Shapes
Plot the vertices of a regular 10-sided polygon, using the trigonometric functions sin() and cos() in the same way that you might generate a circle. Modify your code to generate a star by alternating long and short radii.1
Plot the vertices of a many-sided polygon, using the functions sin() and cos() in the same way that you might generate a circle, but compute the position of each point with a radius that is slightly randomized. How closely can you make the result resemble a drop of ink?2
The numbers below define the vertices of a polygon. Write code that connects the dots to plot the shape. x={81, 83, 83, 83, 83, 82, 79, 77, 80, 83, 84, 85, 84, 90, 94, 94, 89, 85, 83, 75, 71, 63, 59, 60, 44, 37, 33, 21, 15, 12, 14, 19, 22, 27, 32, 35, 40, 41, 38, 37, 36, 36, 37, 43, 50, 59, 67, 71}; y={10, 17, 22, 27, 33, 41, 49, 53, 67, 76, 93, 103, 110, 112, 114, 118, 119, 118, 121, 121, 118, 119, 119, 122, 122, 118, 113, 108, 100, 92, 88, 90, 95, 99, 101, 80, 62, 56, 43, 32, 24, 19, 13, 16, 23, 22, 24, 20};
Axis-Aligned Minimum Bounding Box
Given a 2D shape represented by a set of points, compute and plot its “bounding box”: a useful rectangle defined by the leftmost, rightmost, highest, and lowest points on the shape's contour. Create an interaction in which the shape is displayed differently if the cursor enters its bounding box.
Given a 2D shape represented by a set of points, compute and plot the “centroid” of its outline—the location whose x-coordinate is the average of the x-coordinates of the points, and whose y-coordinate is the average of the y-coordinates of the points.
Given a 2D shape represented as a set of points, calculate the length (or perimeter) of its outline. To do this, add up the distances between every pair of consecutive points along its boundary. Don't forget to include the distance from the last point back to the first one.
Given a simple (non-self-intersecting) 2D shape whose points are stored in arrays x[] and y[], calculate its area. This can be done using Gauss's area formula, or “shoelace algorithm,” which sums, for all points i, the products ((x[i+1] + x[i]) * (y[i+1] - y[i]))/2.0.

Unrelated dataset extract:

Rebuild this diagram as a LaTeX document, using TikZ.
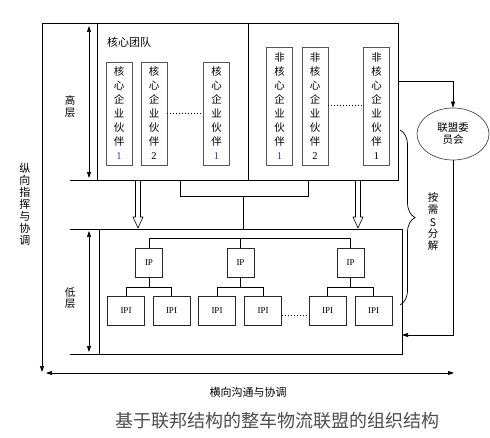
\documentclass[tikz,border=0pt]{standalone}
\usepackage{fontspec}
\setmainfont{Liberation Serif}
\newfontfamily\cjk{Noto Sans CJK SC}
\usetikzlibrary{positioning,shapes.geometric,arrows.meta,decorations.pathreplacing}
\definecolor{numblue}{RGB}{40,70,140}
\definecolor{boxgray}{RGB}{85,85,85}

\begin{document}
\begin{tikzpicture}[x=1pt, y=-1pt, line width=0.7pt, >={Triangle[length=6pt,width=4pt]},
  partner/.style={draw=boxgray, line width=0.6pt, inner sep=0pt, minimum width=26pt, align=center, font=\cjk\fontsize{10.5}{14}\selectfont},
  ip/.style={draw=black!85, line width=0.6pt, inner sep=0pt, minimum width=27pt, minimum height=29pt, font=\fontsize{9}{9}\selectfont},
  ipi/.style={ip, minimum width=37pt},
  vlabel/.style={align=center, font=\cjk\fontsize{10.5}{12}\selectfont},
  dots/.style={dotted, line width=1pt},
  node distance=35pt, on grid]

  \useasboundingbox (0,0) rectangle (490,438);

  \draw (42,23) -- (398,23) -- (398,180) -- (70,180);
  \draw (97,23) -- (97,180);
  \draw (248,23) -- (248,180);
  \draw (70,229) -- (402,229) -- (402,354) -- (70,354);
  \draw (99,229) -- (99,354);
  \draw[->] (42,23) -- (42,372);
  \draw[<->] (46,373) -- (454,373);
  \draw[<->] (89,26) -- (89,178);
  \draw[<->] (89,231) -- (89,352);

  \node[font=\cjk\fontsize{11}{11}\selectfont] (team) at (129,42) {核心团队};
  \node[partner, minimum height=103pt] (c1) at (119,113.5) {核\\心\\企\\业\\伙\\伴\\{\normalfont\color{numblue}1}};
  \node[partner, minimum height=103pt] (c2) [right=of c1] {核\\心\\企\\业\\伙\\伴\\{\normalfont 2}};
  \node[partner, minimum height=103pt] (c3) [right=62.5pt of c2] {核\\心\\企\\业\\伙\\伴\\{\normalfont\color{numblue}1}};
  \node[partner, minimum height=118pt] (n1) at (279.5,106) {非\\核\\心\\企\\业\\伙\\伴\\{\normalfont\color{numblue}1}};
  \node[partner, minimum height=118pt] (n2) [right=35.5pt of n1] {非\\核\\心\\企\\业\\伙\\伴\\{\normalfont 2}};
  \node[partner, minimum height=118pt] (n3) [right=61.5pt of n2] {非\\核\\心\\企\\业\\伙\\伴\\{\normalfont 1}};
  \draw[dots] (c2) -- (c3);
  \draw[dots] (n2) -- (n3);

  \node[draw=black!70, ellipse, minimum width=72pt, minimum height=52pt, inner sep=0pt, vlabel] (com) at (453,134) {联盟委\\员会};
  \coordinate (toprt) at (398,81);
  \coordinate (lowrt) at (402,335);
  \draw[->] (toprt) -| (com.north);
  \draw[->] (com.south) |- (lowrt);
  \draw[decorate, decoration={brace, amplitude=15pt}] (400,130) -- (400,305);
  \node[vlabel] (split) at (433,222) {按\\需\\S\\分\\解};

  \node[ip] (ip1) at (149,262.5) {IP};
  \node[ip] (ip2) [right=91.5pt of ip1] {IP};
  \node[ip] (ip3) [right=110pt of ip2] {IP};
  \node[ipi] (ipi1) at (126,311) {IPI};
  \node[ipi] (ipi2) [right=45.5pt of ipi1] {IPI};
  \node[ipi] (ipi3) [right=45.5pt of ipi2] {IPI};
  \node[ipi] (ipi4) [right=46pt of ipi3] {IPI};
  \node[ipi] (ipi5) [right=64.5pt of ipi4] {IPI};
  \node[ipi] (ipi6) [right=46pt of ipi5] {IPI};
  \foreach \p/\a/\b in {ip1/ipi1/ipi2, ip2/ipi3/ipi4, ip3/ipi5/ipi6} {
    \draw[line width=0.6pt] (\p.south) -- ++(0,10) -| (\a.north);
    \draw[line width=0.6pt] (\p.south) -- ++(0,10) -| (\b.north);
  }
  \draw[line width=0.6pt] (ip1.north) -- ++(0,-9) -| (ip3.north);
  \draw[line width=0.6pt] (ip2.north) -- ++(0,-9);
  \draw[dots] ([yshift=-5pt]ipi4.east) -- ([yshift=-5pt]ipi5.west);

  \coordinate (ba) at (180,180);
  \coordinate (bb) at (308,180);
  \coordinate (bj) at (243,196);
  \coordinate (bm) at (243,229);
  \draw (ba) -- ++(0,16) -| (bb);
  \draw (bj) -- (bm);
  \foreach \x in {138,358}
    \draw[line width=0.6pt, fill=white] (\x-2.5,181) -- (\x-2.5,217) -- (\x-5,217) -- (\x,228) -- (\x+5,217) -- (\x+2.5,217) -- (\x+2.5,181);

  \node[vlabel] (high) at (70,107) {高\\层};
  \node[vlabel, font=\cjk\fontsize{10.5}{11}\selectfont] (low) at (70,298) {低\\层};
  \node[vlabel, font=\cjk\fontsize{11}{12}\selectfont] (vert) at (25,204) {纵\\向\\指\\挥\\与\\协\\调};
  \node[font=\cjk\fontsize{11}{11}\selectfont] (horiz) at (248,392) {横向沟通与协调};
  \node[font=\cjk\fontsize{18}{18}\selectfont, text=black!70] (title) at (277,421) {基于联邦结构的整车物流联盟的组织结构};
\end{tikzpicture}
\end{document}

One of the simplest shape metrics is “compactness” (or isoperimetric quotient), which describes the extent to which a shape does or doesn't sprawl. Often used in redistricting to avoid gerrymandering, compactness is a dimensionless, scale-invariant, and rotation-invariant quantity.3 It is computed by taking the ratio of a shape's area to its squared perimeter. Compute the compactness of the provided shape. Compare this value with the compactness of some other shapes.

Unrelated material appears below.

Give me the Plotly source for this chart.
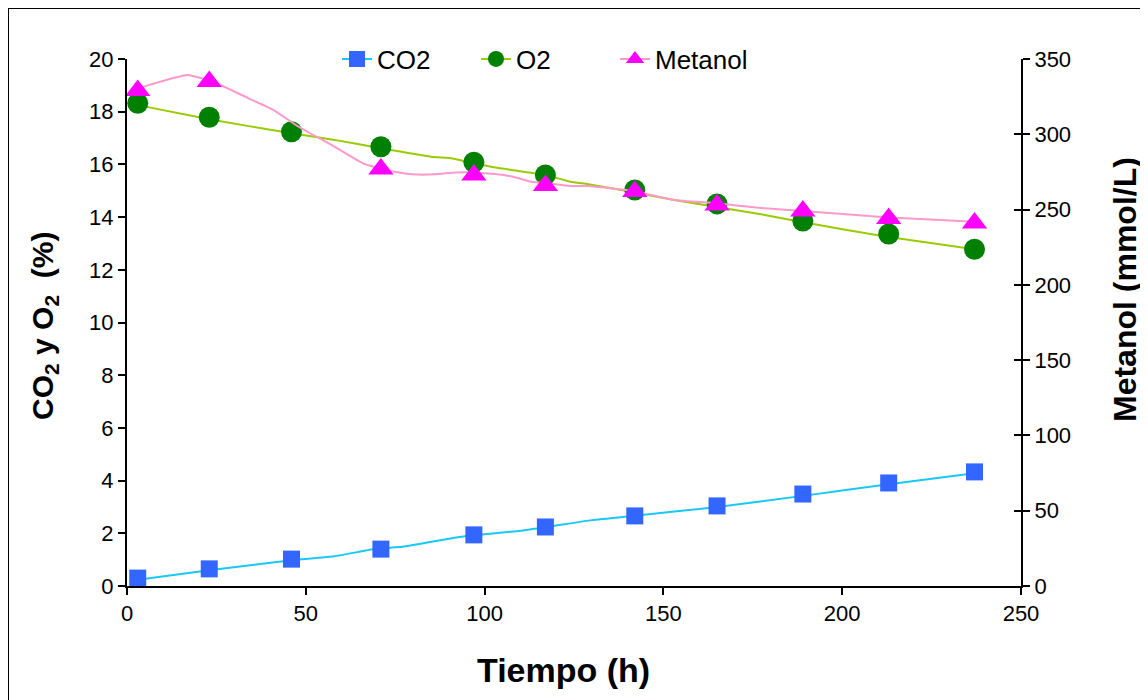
import plotly.graph_objects as go

# ---- data ----
t_co2 = [3, 23, 46, 71, 97, 117, 142, 165, 189, 213, 237]
co2 = [0.30, 0.65, 1.02, 1.40, 1.94, 2.24, 2.66, 3.04, 3.49, 3.91, 4.33]

t_o2 = [3, 23, 46, 71, 97, 117, 142, 165, 189, 213, 237]
o2 = [18.32, 17.79, 17.24, 16.67, 16.08, 15.60, 15.03, 14.50, 13.85, 13.36, 12.78]

t_met = [3, 23, 71, 97, 117, 142, 165, 189, 213, 237]
met = [329, 335, 277, 273, 266, 262, 253, 249, 244, 241]

# smoothed trend lines drawn in the reference
co2_line_t = [3, 23, 46, 58, 70, 77, 92, 97, 109, 118, 130, 142, 164, 189, 213, 237]
co2_line = [0.24, 0.60, 0.98, 1.13, 1.42, 1.49, 1.84, 1.93, 2.08, 2.25, 2.50, 2.67, 2.98, 3.42, 3.86, 4.28]

o2_line_t = [3, 23, 46, 58, 71, 85, 91, 97, 103, 109, 117, 124, 129, 141, 153, 176, 188, 212, 237]
o2_line = [18.25, 17.71, 17.18, 16.93, 16.61, 16.29, 16.22, 16.04, 15.88, 15.76, 15.60, 15.34,
           15.25, 14.96, 14.65, 14.14, 13.83, 13.26, 12.78]

met_line_t = [3, 17, 25, 34, 41, 48, 58, 66, 73, 80, 86, 92, 97, 103, 108, 113, 118, 124, 129,
              141, 153, 165, 176, 188, 212, 237]
met_line = [330.5, 339.4, 333.9, 323.9, 316.1, 305.0, 291.8, 280.7, 275.8, 273.4, 273.4, 274.7,
            274.7, 273.6, 271.8, 268.5, 267.4, 265.7, 265.7, 262.5, 256.4, 254.2, 251.3, 249.3,
            244.9, 241.9]

series_names = ["CO2", "O2", "Metanol"]
x_title = "<b>Tiempo (h)</b>"
y_title = "<b>CO<sub>2</sub> y O<sub>2</sub>  (%)</b>"
y2_title = "<b>Metanol (mmol/L)</b>"

# ---- styles ----
FONT = "Liberation Sans, Arial, sans-serif"
c_co2_line, c_co2_mk = "#19C8F5", "#3366FF"
c_o2_line, c_o2_mk = "#99CC00", "#008000"
c_met_line, c_met_mk = "#FF99CC", "#FF00FF"

# page body has an 8px margin, so the figure is offset by (8, 8)
ML, MT, PW, PH = 119, 51, 894, 527
W, H = 1140, 692

fig = go.Figure()

fig.add_trace(go.Scatter(x=co2_line_t, y=co2_line, mode="lines", showlegend=False,
                         line=dict(color=c_co2_line, width=2, shape="spline", smoothing=0.4),
                         hoverinfo="skip"))
fig.add_trace(go.Scatter(x=t_co2, y=co2, mode="markers", showlegend=False,
                         marker=dict(symbol="square", size=17, color=c_co2_mk)))
fig.add_trace(go.Scatter(x=o2_line_t, y=o2_line, mode="lines", showlegend=False,
                         line=dict(color=c_o2_line, width=2, shape="spline", smoothing=0.4),
                         hoverinfo="skip"))
fig.add_trace(go.Scatter(x=t_o2, y=o2, mode="markers", showlegend=False,
                         marker=dict(symbol="circle", size=21, color=c_o2_mk)))
fig.add_trace(go.Scatter(x=met_line_t, y=met_line, mode="lines", showlegend=False, yaxis="y2",
                         line=dict(color=c_met_line, width=2, shape="spline", smoothing=0.4),
                         hoverinfo="skip"))
fig.add_trace(go.Scatter(x=t_met, y=met, mode="markers", showlegend=False, yaxis="y2",
                         marker=dict(symbol="triangle-up", size=22, color=c_met_mk)))

# legend entries
for name, lc, mc, sym, sz in [(series_names[0], c_co2_line, c_co2_mk, "square", 16),
                              (series_names[1], c_o2_line, c_o2_mk, "circle", 18),
                              (series_names[2], c_met_line, c_met_mk, "triangle-up", 20)]:
    fig.add_trace(go.Scatter(x=[None], y=[None], mode="lines+markers", name=name,
                             line=dict(color=lc, width=2),
                             marker=dict(symbol=sym, size=sz, color=mc)))

fig.add_trace(go.Scatter(x=[None], y=[None], yaxis="y3", showlegend=False))

axis_common = dict(showgrid=False, zeroline=False, showline=True, linecolor="black",
                   linewidth=2, ticks="outside", ticklen=7, tickwidth=2, tickcolor="black",
                   tickfont=dict(family=FONT, size=22, color="black"))


def px_x(p):
    return (p - 127) / PW


def px_y(p):
    return (586 - p) / PH


fig.update_layout(
    width=W, height=H,
    paper_bgcolor="white", plot_bgcolor="white",
    margin=dict(l=ML, r=W - ML - PW, t=MT, b=H - MT - PH),
    font=dict(family=FONT, color="black"),
    xaxis=dict(range=[0, 250], dtick=50, **axis_common),
    yaxis=dict(range=[0, 20], dtick=2, **axis_common),
    yaxis2=dict(range=[0, 350], dtick=50, overlaying="y", side="right", anchor="x",
                **axis_common),
    yaxis3=dict(range=[0, 350], dtick=50, overlaying="y", side="right", anchor="x",
                showgrid=False, zeroline=False, showline=False, ticks="inside", ticklen=7,
                tickwidth=2, tickcolor="black", showticklabels=False),
    legend=dict(orientation="h", x=px_x(337), xanchor="left", y=1.0, yanchor="middle",
                entrywidth=94, entrywidthmode="pixels",
                font=dict(family=FONT, size=26, color="black"), bgcolor="rgba(0,0,0,0)",
                traceorder="normal"),
    annotations=[
        dict(text=x_title, xref="paper", yref="paper", x=px_x(563), y=px_y(670),
             xanchor="center", yanchor="middle", showarrow=False,
             font=dict(family=FONT, size=34, color="black")),
        dict(text=y_title, xref="paper", yref="paper", x=px_x(44), y=px_y(326),
             xanchor="center", yanchor="middle", showarrow=False, textangle=-90,
             font=dict(family=FONT, size=30, color="black")),
        dict(text=y2_title, xref="paper", yref="paper", x=px_x(1125), y=px_y(290),
             xanchor="center", yanchor="middle", showarrow=False, textangle=-90,
             font=dict(family=FONT, size=32, color="black")),
    ],
    shapes=[dict(type="rect", xref="paper", yref="paper",
                 x0=-ML / PW, x1=1.3, y0=-0.4, y1=1 + MT / PH,
                 line=dict(color="black", width=2), layer="below")],
)

fig.write_html("out.html")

Detecting Points of High Curvature
Given a 2D shape represented as a set of points, we can estimate the “local curvature” along the shape's boundary by computing the angle between consecutive trios of points. Using the provided shape, write code to determine which points have especially high curvature (i.e. the fingertips) and mark them with a colored dot. Hint: Use the dot product to compute the angles, and the cross product to distinguish positive curvature (convexities) from negative curvature (concavities).
Create a set of functions for rendering basic shapes with a hand-drawn feel. At a minimum, your library should provide functions for drawing line segments, ellipses, and rectangles.
Using any means you prefer, design and animate an expressive 2D blob. For example: you could create a closed loop of Bézier curves; trace the contours of metaballs (implicit curves) using Marching Squares; calculate a Cassini ellipse, cranioid, or other parametric curve; or simulate a smooth ropelike contour using Verlet integration.